_WRITTEN REQUEST_
Copy the records below exactly, starting at the line that contains "Rebuild this chart" and ending at the line that contains "[86, 0.45], [90.8, 0.35], [95, 0.28], [100, 0.22]];"; leave out any pictures.

_GIVEN ENTRIES_
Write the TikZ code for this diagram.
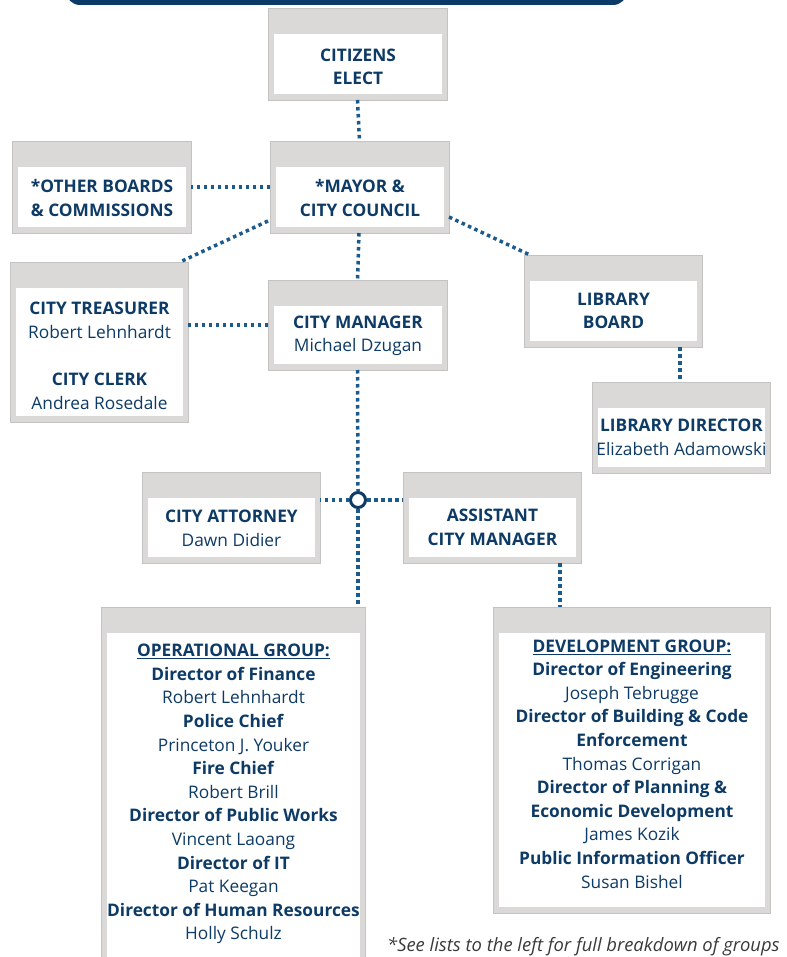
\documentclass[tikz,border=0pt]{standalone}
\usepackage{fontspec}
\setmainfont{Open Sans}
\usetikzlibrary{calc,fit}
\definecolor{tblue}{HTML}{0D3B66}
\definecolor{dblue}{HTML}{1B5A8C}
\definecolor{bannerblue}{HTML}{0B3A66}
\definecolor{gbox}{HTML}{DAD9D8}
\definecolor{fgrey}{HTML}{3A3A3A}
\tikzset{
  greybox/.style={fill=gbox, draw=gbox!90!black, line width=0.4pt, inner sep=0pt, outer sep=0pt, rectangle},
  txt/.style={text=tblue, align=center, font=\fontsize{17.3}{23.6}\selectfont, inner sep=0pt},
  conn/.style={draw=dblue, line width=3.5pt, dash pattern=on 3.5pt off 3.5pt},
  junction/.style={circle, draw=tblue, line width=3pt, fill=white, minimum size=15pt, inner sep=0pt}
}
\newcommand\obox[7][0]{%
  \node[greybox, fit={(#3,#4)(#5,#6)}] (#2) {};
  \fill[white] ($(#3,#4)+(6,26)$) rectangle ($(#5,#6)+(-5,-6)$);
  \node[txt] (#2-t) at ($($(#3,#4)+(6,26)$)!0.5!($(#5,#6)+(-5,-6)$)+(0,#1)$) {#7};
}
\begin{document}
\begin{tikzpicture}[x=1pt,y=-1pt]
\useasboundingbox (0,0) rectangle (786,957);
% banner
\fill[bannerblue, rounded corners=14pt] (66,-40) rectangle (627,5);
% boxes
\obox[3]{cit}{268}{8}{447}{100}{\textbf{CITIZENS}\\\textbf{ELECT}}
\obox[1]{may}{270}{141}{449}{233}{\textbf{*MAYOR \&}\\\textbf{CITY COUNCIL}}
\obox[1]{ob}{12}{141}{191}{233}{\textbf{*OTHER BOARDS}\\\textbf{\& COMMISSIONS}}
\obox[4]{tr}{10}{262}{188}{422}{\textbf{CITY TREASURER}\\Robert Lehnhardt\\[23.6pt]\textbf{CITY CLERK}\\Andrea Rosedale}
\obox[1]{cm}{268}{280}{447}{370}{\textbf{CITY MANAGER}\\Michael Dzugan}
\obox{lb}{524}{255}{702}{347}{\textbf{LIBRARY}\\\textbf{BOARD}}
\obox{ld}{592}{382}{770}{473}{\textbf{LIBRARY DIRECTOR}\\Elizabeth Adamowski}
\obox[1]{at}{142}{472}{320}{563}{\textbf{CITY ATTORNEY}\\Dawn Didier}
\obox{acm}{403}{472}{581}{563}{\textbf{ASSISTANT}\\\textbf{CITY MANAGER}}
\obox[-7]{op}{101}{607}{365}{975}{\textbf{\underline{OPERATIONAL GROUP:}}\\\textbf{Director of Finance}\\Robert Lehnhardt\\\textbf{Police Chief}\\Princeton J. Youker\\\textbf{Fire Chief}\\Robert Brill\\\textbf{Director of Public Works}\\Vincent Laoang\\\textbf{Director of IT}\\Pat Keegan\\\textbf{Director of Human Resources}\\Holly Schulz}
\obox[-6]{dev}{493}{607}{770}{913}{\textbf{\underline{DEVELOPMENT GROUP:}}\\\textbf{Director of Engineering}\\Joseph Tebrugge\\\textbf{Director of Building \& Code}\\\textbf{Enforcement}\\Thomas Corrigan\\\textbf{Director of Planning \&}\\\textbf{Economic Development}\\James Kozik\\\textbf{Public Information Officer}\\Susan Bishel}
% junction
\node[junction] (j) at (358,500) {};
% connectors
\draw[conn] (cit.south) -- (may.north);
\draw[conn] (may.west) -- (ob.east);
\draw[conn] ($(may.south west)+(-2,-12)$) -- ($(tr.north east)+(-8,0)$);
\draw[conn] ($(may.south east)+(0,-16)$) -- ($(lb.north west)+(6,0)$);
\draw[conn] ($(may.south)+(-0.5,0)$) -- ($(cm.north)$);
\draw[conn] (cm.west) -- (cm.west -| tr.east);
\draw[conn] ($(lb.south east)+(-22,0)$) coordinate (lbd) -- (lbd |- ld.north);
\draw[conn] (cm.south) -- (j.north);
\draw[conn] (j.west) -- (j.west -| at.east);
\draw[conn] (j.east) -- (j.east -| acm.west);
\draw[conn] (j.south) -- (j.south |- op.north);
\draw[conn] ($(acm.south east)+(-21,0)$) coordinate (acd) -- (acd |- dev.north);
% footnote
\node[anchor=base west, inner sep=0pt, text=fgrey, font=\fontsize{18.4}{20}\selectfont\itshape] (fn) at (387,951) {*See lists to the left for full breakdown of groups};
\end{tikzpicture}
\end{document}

---

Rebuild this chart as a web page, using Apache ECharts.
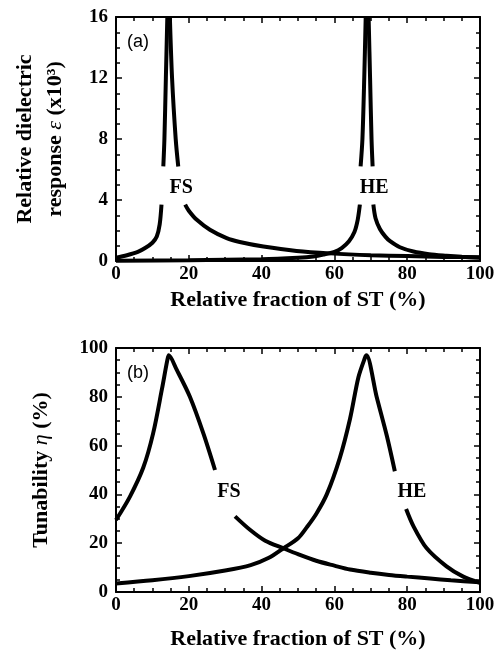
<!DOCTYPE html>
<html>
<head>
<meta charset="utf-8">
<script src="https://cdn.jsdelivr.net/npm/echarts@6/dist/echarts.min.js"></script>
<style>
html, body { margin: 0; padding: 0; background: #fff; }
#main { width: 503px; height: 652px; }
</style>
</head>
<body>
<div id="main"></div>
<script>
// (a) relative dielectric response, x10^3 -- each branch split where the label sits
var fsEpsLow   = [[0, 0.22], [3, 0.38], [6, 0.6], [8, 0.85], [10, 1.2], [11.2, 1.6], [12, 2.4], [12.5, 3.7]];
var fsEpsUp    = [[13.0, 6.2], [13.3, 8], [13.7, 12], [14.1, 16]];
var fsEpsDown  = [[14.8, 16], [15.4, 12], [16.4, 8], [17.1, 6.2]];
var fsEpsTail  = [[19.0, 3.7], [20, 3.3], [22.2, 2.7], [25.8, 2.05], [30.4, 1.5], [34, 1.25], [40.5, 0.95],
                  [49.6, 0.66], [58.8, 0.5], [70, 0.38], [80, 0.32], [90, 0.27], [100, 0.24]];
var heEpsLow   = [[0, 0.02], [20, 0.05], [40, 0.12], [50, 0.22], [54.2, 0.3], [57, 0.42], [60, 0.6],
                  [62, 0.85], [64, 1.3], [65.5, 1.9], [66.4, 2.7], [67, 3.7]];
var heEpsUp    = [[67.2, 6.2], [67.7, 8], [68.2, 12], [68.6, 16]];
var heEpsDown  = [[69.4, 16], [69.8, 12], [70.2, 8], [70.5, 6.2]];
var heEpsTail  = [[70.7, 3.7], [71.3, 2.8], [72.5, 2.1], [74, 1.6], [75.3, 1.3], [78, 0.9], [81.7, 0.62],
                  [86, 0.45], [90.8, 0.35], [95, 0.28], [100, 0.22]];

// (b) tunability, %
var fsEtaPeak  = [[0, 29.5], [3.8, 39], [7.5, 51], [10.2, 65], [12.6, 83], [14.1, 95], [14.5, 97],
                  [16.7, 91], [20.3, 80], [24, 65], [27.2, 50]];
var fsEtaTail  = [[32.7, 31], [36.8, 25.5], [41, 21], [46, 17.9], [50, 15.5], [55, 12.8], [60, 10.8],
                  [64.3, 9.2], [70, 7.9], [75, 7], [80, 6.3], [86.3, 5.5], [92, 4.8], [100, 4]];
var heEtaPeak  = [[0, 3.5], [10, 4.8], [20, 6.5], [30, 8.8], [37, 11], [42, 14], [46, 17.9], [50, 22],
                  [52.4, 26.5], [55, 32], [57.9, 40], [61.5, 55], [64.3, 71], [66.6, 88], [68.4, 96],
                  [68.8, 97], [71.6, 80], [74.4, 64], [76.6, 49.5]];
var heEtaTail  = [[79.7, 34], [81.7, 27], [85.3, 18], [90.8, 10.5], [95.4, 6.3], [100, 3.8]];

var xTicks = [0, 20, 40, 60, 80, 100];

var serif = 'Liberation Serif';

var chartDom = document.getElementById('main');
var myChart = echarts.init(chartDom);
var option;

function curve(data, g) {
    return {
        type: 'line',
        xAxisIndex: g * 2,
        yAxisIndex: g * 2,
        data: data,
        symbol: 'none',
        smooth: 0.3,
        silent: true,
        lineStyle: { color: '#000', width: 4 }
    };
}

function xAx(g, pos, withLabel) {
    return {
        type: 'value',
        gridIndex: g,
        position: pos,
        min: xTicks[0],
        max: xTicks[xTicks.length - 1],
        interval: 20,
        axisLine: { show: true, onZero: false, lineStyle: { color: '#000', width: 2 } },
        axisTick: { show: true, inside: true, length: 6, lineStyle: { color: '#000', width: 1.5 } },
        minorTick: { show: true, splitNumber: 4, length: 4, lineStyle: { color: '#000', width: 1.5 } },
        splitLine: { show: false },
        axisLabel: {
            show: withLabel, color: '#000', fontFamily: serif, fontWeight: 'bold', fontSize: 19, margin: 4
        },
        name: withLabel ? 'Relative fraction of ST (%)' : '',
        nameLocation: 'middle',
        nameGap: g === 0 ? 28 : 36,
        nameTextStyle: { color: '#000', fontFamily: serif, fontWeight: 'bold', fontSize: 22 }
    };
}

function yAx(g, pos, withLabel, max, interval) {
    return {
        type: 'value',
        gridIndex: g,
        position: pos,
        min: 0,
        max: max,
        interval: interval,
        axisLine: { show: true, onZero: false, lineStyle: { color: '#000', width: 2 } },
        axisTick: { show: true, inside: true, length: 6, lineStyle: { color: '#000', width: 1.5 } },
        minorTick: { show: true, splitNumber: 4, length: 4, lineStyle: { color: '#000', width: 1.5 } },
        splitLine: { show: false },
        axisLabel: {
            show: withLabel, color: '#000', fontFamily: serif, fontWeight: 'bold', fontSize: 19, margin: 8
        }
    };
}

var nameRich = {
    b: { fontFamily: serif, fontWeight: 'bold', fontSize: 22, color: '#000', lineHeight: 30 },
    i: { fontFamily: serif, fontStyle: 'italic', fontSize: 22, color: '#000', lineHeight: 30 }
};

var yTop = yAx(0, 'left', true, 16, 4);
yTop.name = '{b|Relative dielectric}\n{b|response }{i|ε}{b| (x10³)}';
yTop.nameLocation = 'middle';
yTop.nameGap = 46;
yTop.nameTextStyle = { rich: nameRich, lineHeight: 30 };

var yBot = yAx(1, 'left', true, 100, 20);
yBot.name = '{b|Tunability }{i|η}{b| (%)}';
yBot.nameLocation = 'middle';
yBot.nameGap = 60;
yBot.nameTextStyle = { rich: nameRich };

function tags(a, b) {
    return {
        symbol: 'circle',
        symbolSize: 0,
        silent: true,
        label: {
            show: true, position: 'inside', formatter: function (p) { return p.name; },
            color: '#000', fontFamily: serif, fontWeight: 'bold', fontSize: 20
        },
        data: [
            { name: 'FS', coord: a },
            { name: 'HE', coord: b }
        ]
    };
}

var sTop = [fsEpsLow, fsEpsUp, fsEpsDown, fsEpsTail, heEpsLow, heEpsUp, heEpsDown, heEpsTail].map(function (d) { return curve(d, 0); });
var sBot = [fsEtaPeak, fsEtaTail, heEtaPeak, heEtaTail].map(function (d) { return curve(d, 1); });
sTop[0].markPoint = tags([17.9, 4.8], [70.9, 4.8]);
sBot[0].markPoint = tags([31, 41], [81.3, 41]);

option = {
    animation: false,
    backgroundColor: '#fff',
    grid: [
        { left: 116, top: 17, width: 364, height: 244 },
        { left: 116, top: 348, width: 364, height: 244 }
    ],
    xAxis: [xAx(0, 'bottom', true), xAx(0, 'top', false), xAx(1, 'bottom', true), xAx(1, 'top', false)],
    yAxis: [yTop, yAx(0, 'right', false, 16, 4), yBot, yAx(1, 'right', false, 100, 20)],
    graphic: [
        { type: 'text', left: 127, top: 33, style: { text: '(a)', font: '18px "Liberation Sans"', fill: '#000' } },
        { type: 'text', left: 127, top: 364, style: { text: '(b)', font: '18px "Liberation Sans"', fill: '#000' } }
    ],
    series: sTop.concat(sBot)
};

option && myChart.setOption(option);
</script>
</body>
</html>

_THE COMPLETED TASK_
Rebuild this chart as a web page, using Apache ECharts.
<!DOCTYPE html>
<html>
<head>
<meta charset="utf-8">
<script src="https://cdn.jsdelivr.net/npm/echarts@6/dist/echarts.min.js"></script>
<style>
html, body { margin: 0; padding: 0; background: #fff; }
#main { width: 503px; height: 652px; }
</style>
</head>
<body>
<div id="main"></div>
<script>
// (a) relative dielectric response, x10^3 -- each branch split where the label sits
var fsEpsLow   = [[0, 0.22], [3, 0.38], [6, 0.6], [8, 0.85], [10, 1.2], [11.2, 1.6], [12, 2.4], [12.5, 3.7]];
var fsEpsUp    = [[13.0, 6.2], [13.3, 8], [13.7, 12], [14.1, 16]];
var fsEpsDown  = [[14.8, 16], [15.4, 12], [16.4, 8], [17.1, 6.2]];
var fsEpsTail  = [[19.0, 3.7], [20, 3.3], [22.2, 2.7], [25.8, 2.05], [30.4, 1.5], [34, 1.25], [40.5, 0.95],
                  [49.6, 0.66], [58.8, 0.5], [70, 0.38], [80, 0.32], [90, 0.27], [100, 0.24]];
var heEpsLow   = [[0, 0.02], [20, 0.05], [40, 0.12], [50, 0.22], [54.2, 0.3], [57, 0.42], [60, 0.6],
                  [62, 0.85], [64, 1.3], [65.5, 1.9], [66.4, 2.7], [67, 3.7]];
var heEpsUp    = [[67.2, 6.2], [67.7, 8], [68.2, 12], [68.6, 16]];
var heEpsDown  = [[69.4, 16], [69.8, 12], [70.2, 8], [70.5, 6.2]];
var heEpsTail  = [[70.7, 3.7], [71.3, 2.8], [72.5, 2.1], [74, 1.6], [75.3, 1.3], [78, 0.9], [81.7, 0.62],
                  [86, 0.45], [90.8, 0.35], [95, 0.28], [100, 0.22]];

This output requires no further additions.